What is a “Fundamental Right?”
Derek W. Logue
May 3, 2010

“I feel bad for him. I know it’s cold outside, but we have to enforce the law. There is no constitutional right to warmth.”— Hamilton County, Ohio Prosecutor Joe Deters, responding to a lawsuit by a homeless Former Offender to stay at an emergency shelter within 1000 feet of a school

In US v. Guest, 383 US 745 (1966), the Court addresses certain rights as basic and fundamental; “The reason, it has been suggested, is that a right so elementary was conceived from the beginning to be a necessary concomitant of the stronger Union the Constitution created.” [See also Edwards v. California, 314 US 160; Kent v. Dulles, 357 US 116, 125-6; and Apthecker v. Secretary of State, 378 US 500, 517.]

What exactly is a fundamental right? What basic rights do all human beings share that is so elementary that it does not have to be explicitly stated in the US Constitution? My first thought was the most basic human needs to survive– food, clothing, and shelter. In light of Joe Deter’s statement, I wonder if there even is such a thing as a fundamental right. After all, we are systematically denying the most basic of human needs to some homeless people simply because of a status.

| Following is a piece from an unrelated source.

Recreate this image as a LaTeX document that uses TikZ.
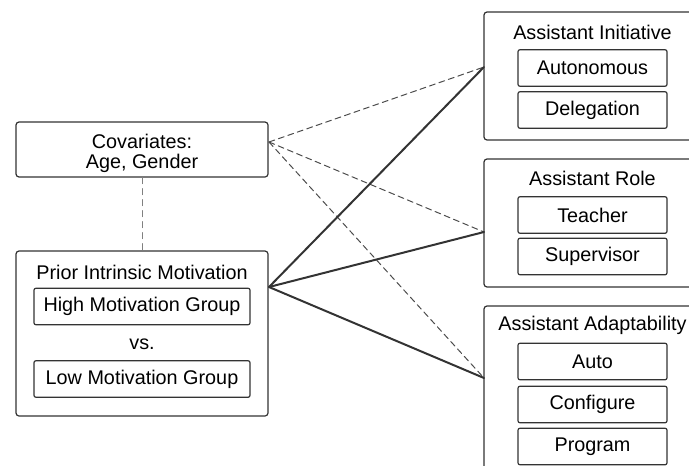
\documentclass[tikz,border=0pt]{standalone}
\usepackage{fontspec}
\setmainfont{Liberation Sans}
\begin{document}
\begin{tikzpicture}[x=0.5pt,y=-0.5pt,line cap=round,line join=round,
  groupbox/.style={draw=black!80,line width=0.6pt,rounded corners=1.5pt,inner sep=0pt},
  levelbox/.style={draw=black!80,line width=0.6pt,rounded corners=1pt,inner sep=0pt,minimum height=18.3pt,font=\fontsize{9.9}{11}\selectfont},
  boxtitle/.style={inner sep=0pt,font=\fontsize{9.9}{11}\selectfont},
  effect/.style={line width=1pt,draw=black!80},
  covlink/.style={line width=0.5pt,draw=black!70,dash pattern=on 3pt off 2pt}]
\clip (0,0) rectangle (689,465);
% left side
\node[groupbox,minimum width=126pt,minimum height=27.5pt] (cov) at (142,149.5) {};
\node[boxtitle,align=center,font=\fontsize{9.9}{10}\selectfont] (covtitle) at (142,153) {Covariates:\\Age, Gender};
\node[groupbox,minimum width=126pt,minimum height=82.5pt] (prior) at (142,333.5) {};
\node[boxtitle] (priortitle) at (142,272) {Prior Intrinsic Motivation};
\node[levelbox,minimum width=108pt] (high) at (142,306.5) {High Motivation Group};
\node[boxtitle] (vs) at (142,344) {vs.};
\node[levelbox,minimum width=108pt] (low) at (142,379) {Low Motivation Group};
% right side
\node[groupbox,minimum width=108.5pt,minimum height=64pt] (init) at (592.5,76) {};
\node[boxtitle] (inittitle) at (592.5,32) {Assistant Initiative};
\node[levelbox,minimum width=74.5pt] (auton) at (592.5,68) {Autonomous};
\node[levelbox,minimum width=74.5pt] (deleg) at (592.5,110) {Delegation};
\node[groupbox,minimum width=108.5pt,minimum height=64pt] (role) at (592.5,223) {};
\node[boxtitle] (roletitle) at (592.5,178) {Assistant Role};
\node[levelbox,minimum width=74.5pt] (teach) at (592.5,215) {Teacher};
\node[levelbox,minimum width=74.5pt] (superv) at (592.5,256.5) {Supervisor};
\node[groupbox,minimum width=108.5pt,minimum height=85pt] (adapt) at (592.5,391) {};
\node[boxtitle] (adapttitle) at (592.5,325) {Assistant Adaptability};
\node[levelbox,minimum width=74.5pt] (auto) at (592.5,361.5) {Auto};
\node[levelbox,minimum width=74.5pt] (config) at (592.5,404.5) {Configure};
\node[levelbox,minimum width=74.5pt] (prog) at (592.5,446.5) {Program};
% junctions on the box edges
\coordinate (covJ) at (269,142);
\coordinate (priorJ) at (269,287);
\coordinate (initJ) at (484,67);
\coordinate (roleJ) at (484,232);
\coordinate (adaptJ) at (484,378);
\draw[line width=0.5pt,draw=black!50,dash pattern=on 3pt off 2.5pt] (cov) -- (prior);
\draw[covlink] (covJ) -- (initJ);
\draw[covlink] (covJ) -- (roleJ);
\draw[covlink] (covJ) -- (adaptJ);
\draw[effect] (priorJ) -- (initJ);
\draw[effect] (priorJ) -- (roleJ);
\draw[effect] (priorJ) -- (adaptJ);
\end{tikzpicture}
\end{document}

In the Declaration of Independence, we get the famous quote “life, liberty, and the pursuit of happiness.” Life. The right to live. We even have a legal defense of “necessity” for times we break the law during a pressing emergency. If you were pursued by a serial killer (or a tornado), would you stop and think, “I can’t break into this closed business because B&E is against the law?” I doubt it. We recognize in many instances the right to live as a most basic need and right. The right to seek emergency shelter should be no different. Yet, we do not honor this for people stigmatized by the sex offender label.